One of the many pieces of unfinished business Congress left behind last week was a reauthorization of the Child Care and Development Block Grant (CCDBG). The Senate had passed their version of a reauthorization on March 13, when the legislation passed by a vote of 96 to two. When a deal was announced with the House members of the Education and Workforce Committee days ago, the glide-path to passage for the first time in 18 years was expected to be certain. The House did act on the bill (a substitute to S 1086) on Monday, September 15 on a voice vote and sent it to the Senate. The Senate attempted to pass it last week but on the last day, it was blocked by Senator Pat Toomey (R-PA) who had actually voted for and still supports the legislation.
Senator Toomey was seeking a vote on his bill, S 1596, which would amend the Elementary and Secondary Education Act (ESEA) to require background checks for sexual abuse for school personnel. A similar bill has passed the House but hearings have not been held in the Senate where some have raised concerns about some of the requirements and processes in the bill including appeals processes for the individual subject of the check of registries and the FBI fingerprint database. As a result Senator Toomey blocked the child care bill until he could get a hearing and presumably a vote out of the Senate Committee.
With the Senate scheduled to return the day after Veterans Day (November 12), Senate Majority Leader Harry Reid (D-NV) has committed (filed a motion) to a vote on November 13 to break what is essentially a filibuster. The legislation would reauthorize the Child Care and Development Block Grant (CCDBG) for the first time since 1996 when it was extended as part of the creation of TANF. As an authorization it does not provide actual funding but provides the framework for the annual appropriations and child care allocation process. Child care funding includes $2.3 billion in annual appropriations but also includes a
mandatory fund written into the TANF law currently set at $2.9 billion.

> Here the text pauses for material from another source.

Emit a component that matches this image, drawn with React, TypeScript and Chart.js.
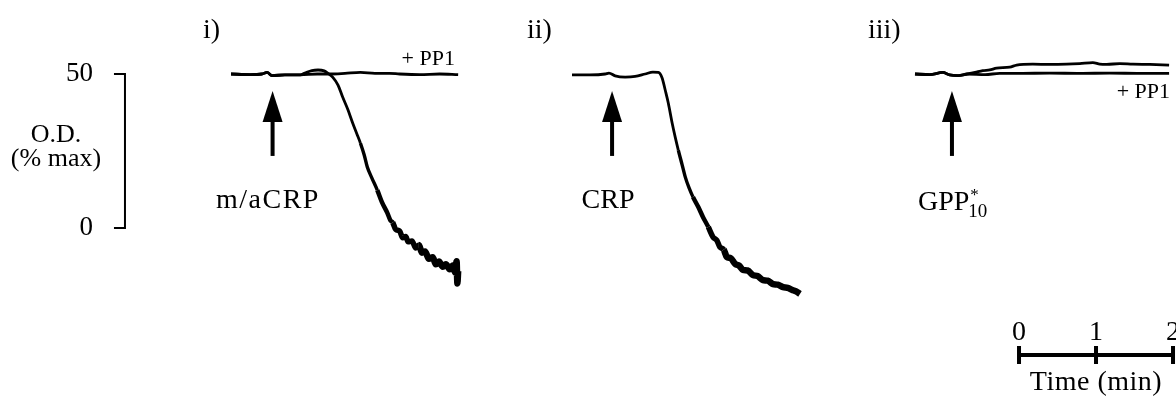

The legislation raises the authorization levels for discretionary CCDBG spending—the authorization has been exceeded by the annual appropriations for approximately 15 years, it requires inspections of child
care facilities including license-exempt facilities, establishes new minimum training for staff, sets up a minimum eligibility period for families receiving child care and has new quality investment requirements.
It is hoped that the Senate, under the schedule Majority Leader Reid has set up, will be the last hurdle for the reauthorization that last took place in 1996.